Seconde partie
Par Joel Spolsky, en avril 2008.
Cet article vient d’ici. Il est en deux parties. Vous trouverez la première partie ici.
Comme je l’ai écrit le mois dernier, je n’ai vraiment pas appris grand chose à l’armée.
Bon, ok, disons que j’exagère un peu : en fait je suis devenu super bon au démontage de M-16 à l’aveuglette : en 15 secondes il était à plat, en morceaux. Et si jamais les hotêsses du vol de l’avion JAL 747 en provenance de Tokyo, dans lequel je suis actuellement, décidaient par un manquement incroyable du respect au consommateur, de me jeter directement de l’avion avec un parachute sur le dos, je pourrais faire un superbe roulé-boulé en arrivant au sol (après, je serai mangé par un ours polaire, mais bon, l’infanterie Israélienne n’est pas entraînée pour survivre dans la toundra).
Mais avec toute l’idolâtrie que le modèle de management militaire engendre, pour pourriez penser que j’ai appris plus de choses, pendant mon service, sur les qualités qu’il faut pour diriger et gérer les gens. Aucune chance. Si je me fie à mon expérience, diriger et gérer les gens du point de vue militaire c’est simplement : réussir à faire charger des jeunes de 18 ans dans un champ de mines alors qu’il auraient une fâcheuse tendance à vouloir rester derrière un gros rocher.

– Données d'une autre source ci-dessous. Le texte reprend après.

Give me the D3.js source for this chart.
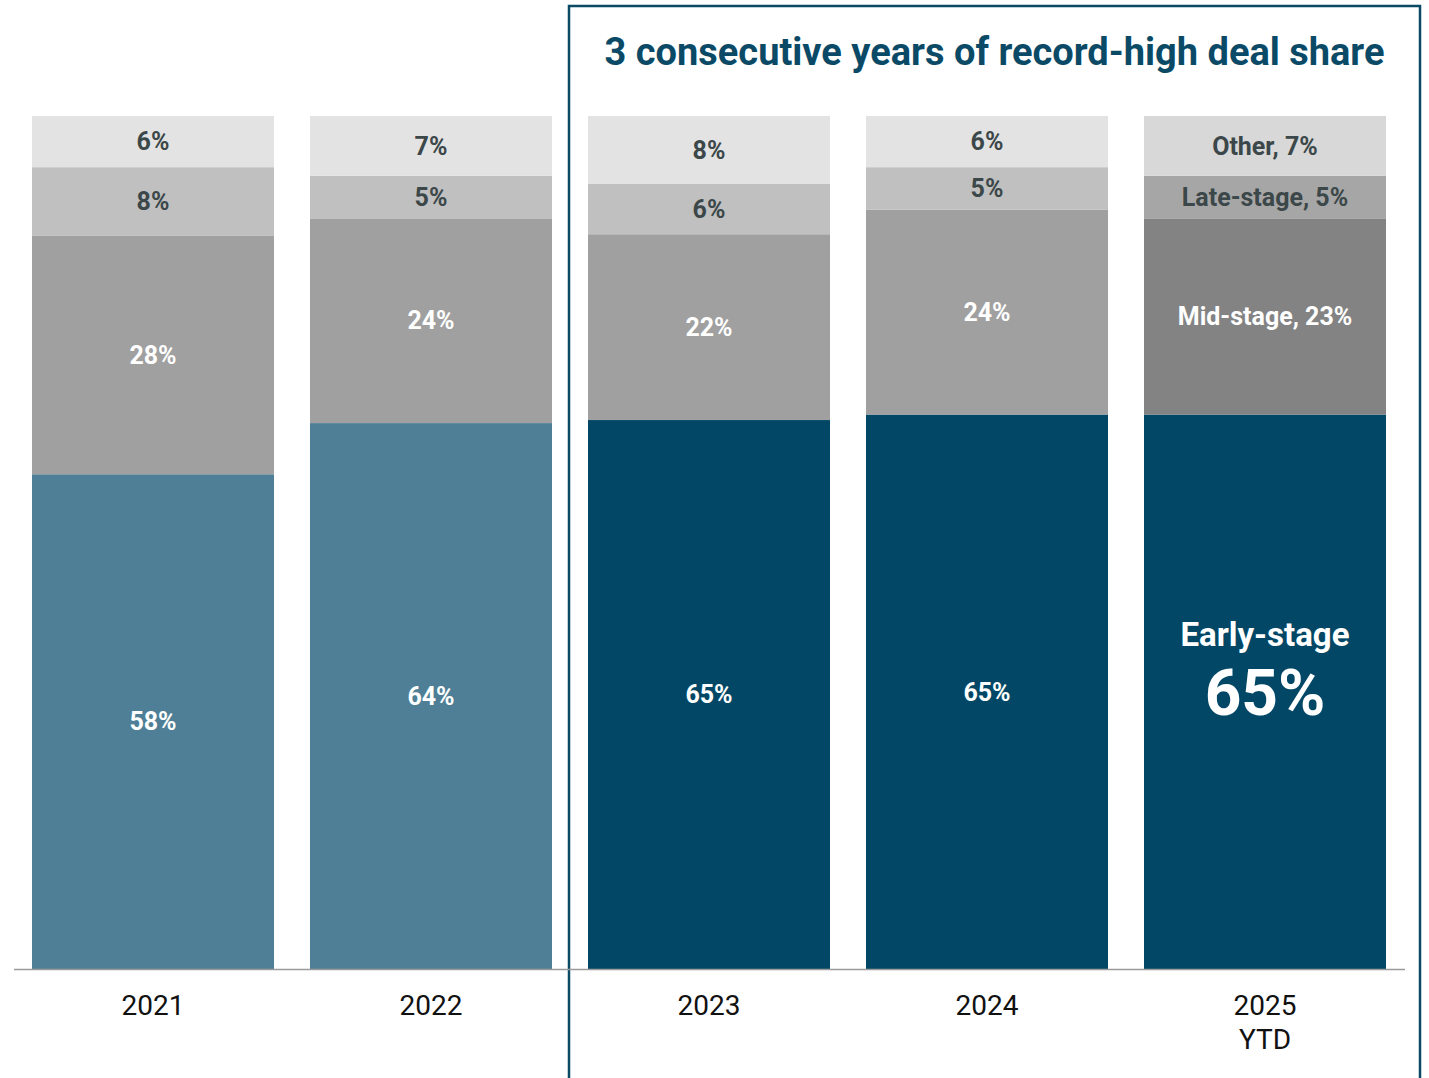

Ce type de management est connu pour nécessiter instantanément, immédiatement, une obédience absolue – ce qui serait en réalité contre-productif dans ma petite compagnie de développement de programmes, dans laquelle le plus gros problème est de réussir à convaincre les développeurs de me dire quand je fais fausse route et de faire les choses selon leur point de vue, parce qu’ils sont tous plus intelligents que moi.
Malgré ce, l’armée m’a appris une importante leçon dans le domaine de la stratégie. C’est un concept très simple qu’un général nous a appris dans un discours impromptu de 5 minutes, en plein milieu d’un exercice d’entraînement exténuant. Depuis, j’ai lu Michael Porter, la revue « Harvard Business Review » et des tonnes de bouquins écrits pas des consultants en management, et je n’ai jamais appris autant de choses sur la stratégie économique que ce qu’on m’a dit à ce moment là sur le concept très simple appelé « feu puis avance », « fire and motion ».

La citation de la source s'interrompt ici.